◆ **Material**:
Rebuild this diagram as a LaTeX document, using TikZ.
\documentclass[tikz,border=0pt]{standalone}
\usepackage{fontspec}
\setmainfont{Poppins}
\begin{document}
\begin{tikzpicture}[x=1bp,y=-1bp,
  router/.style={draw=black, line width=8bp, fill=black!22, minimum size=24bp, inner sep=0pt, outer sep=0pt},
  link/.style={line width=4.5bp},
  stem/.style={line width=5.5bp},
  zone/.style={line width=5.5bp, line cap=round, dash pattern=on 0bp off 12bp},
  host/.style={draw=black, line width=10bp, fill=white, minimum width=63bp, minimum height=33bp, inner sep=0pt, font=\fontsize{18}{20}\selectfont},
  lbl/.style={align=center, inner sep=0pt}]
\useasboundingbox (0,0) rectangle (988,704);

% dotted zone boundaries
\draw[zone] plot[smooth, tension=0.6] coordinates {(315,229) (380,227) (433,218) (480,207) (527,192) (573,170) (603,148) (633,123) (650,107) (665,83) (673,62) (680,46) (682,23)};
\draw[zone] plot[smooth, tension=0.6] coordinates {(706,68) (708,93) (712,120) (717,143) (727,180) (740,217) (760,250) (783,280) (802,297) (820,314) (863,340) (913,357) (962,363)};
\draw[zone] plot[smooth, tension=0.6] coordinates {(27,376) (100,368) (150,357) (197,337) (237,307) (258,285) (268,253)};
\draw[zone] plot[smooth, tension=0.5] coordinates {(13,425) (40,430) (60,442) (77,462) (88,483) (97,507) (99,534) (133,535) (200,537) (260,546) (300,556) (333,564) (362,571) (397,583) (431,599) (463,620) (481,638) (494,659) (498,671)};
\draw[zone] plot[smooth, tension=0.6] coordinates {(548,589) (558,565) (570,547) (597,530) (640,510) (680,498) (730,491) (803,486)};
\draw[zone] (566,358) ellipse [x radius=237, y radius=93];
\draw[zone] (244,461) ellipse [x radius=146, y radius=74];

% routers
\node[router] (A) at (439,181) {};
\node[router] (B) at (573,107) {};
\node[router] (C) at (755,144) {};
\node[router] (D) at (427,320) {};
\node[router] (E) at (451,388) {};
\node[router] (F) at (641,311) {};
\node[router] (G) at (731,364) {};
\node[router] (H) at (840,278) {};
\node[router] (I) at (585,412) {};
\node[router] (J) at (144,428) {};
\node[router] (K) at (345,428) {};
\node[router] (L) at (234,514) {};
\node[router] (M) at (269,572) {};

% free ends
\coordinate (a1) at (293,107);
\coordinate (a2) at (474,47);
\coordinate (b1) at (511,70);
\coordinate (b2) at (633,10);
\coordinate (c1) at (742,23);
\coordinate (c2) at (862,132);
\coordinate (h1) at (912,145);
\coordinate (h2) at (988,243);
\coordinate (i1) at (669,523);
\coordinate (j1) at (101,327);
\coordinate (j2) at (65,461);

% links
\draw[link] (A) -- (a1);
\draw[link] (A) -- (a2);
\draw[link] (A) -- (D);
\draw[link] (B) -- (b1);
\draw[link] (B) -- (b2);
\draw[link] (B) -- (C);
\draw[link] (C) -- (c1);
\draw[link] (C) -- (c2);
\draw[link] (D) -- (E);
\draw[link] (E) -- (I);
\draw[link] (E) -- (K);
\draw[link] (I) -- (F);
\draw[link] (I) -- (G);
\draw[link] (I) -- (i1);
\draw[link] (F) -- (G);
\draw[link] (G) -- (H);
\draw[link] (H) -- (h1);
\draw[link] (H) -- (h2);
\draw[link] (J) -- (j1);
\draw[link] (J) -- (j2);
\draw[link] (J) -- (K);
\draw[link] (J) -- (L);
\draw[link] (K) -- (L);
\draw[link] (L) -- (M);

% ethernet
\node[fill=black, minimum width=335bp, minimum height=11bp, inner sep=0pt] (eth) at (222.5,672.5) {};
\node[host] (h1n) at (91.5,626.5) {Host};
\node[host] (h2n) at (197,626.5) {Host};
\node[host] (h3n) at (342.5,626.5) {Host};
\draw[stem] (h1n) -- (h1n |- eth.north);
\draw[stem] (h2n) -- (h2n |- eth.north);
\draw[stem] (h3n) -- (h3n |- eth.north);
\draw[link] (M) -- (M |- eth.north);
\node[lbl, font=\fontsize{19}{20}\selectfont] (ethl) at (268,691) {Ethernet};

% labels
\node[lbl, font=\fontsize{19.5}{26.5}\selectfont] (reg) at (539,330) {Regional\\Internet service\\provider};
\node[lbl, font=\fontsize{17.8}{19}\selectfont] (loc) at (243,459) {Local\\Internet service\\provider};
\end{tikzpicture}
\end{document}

◆ **Stated goal**: Extract exactly the leading lines of the data, stopping at and including the line with "(0,0) rectangle (988,704);".

◆ **Answer below**:
Rebuild this diagram as a LaTeX document, using TikZ.
\documentclass[tikz,border=0pt]{standalone}
\usepackage{fontspec}
\setmainfont{Poppins}
\begin{document}
\begin{tikzpicture}[x=1bp,y=-1bp,
  router/.style={draw=black, line width=8bp, fill=black!22, minimum size=24bp, inner sep=0pt, outer sep=0pt},
  link/.style={line width=4.5bp},
  stem/.style={line width=5.5bp},
  zone/.style={line width=5.5bp, line cap=round, dash pattern=on 0bp off 12bp},
  host/.style={draw=black, line width=10bp, fill=white, minimum width=63bp, minimum height=33bp, inner sep=0pt, font=\fontsize{18}{20}\selectfont},
  lbl/.style={align=center, inner sep=0pt}]
\useasboundingbox (0,0) rectangle (988,704);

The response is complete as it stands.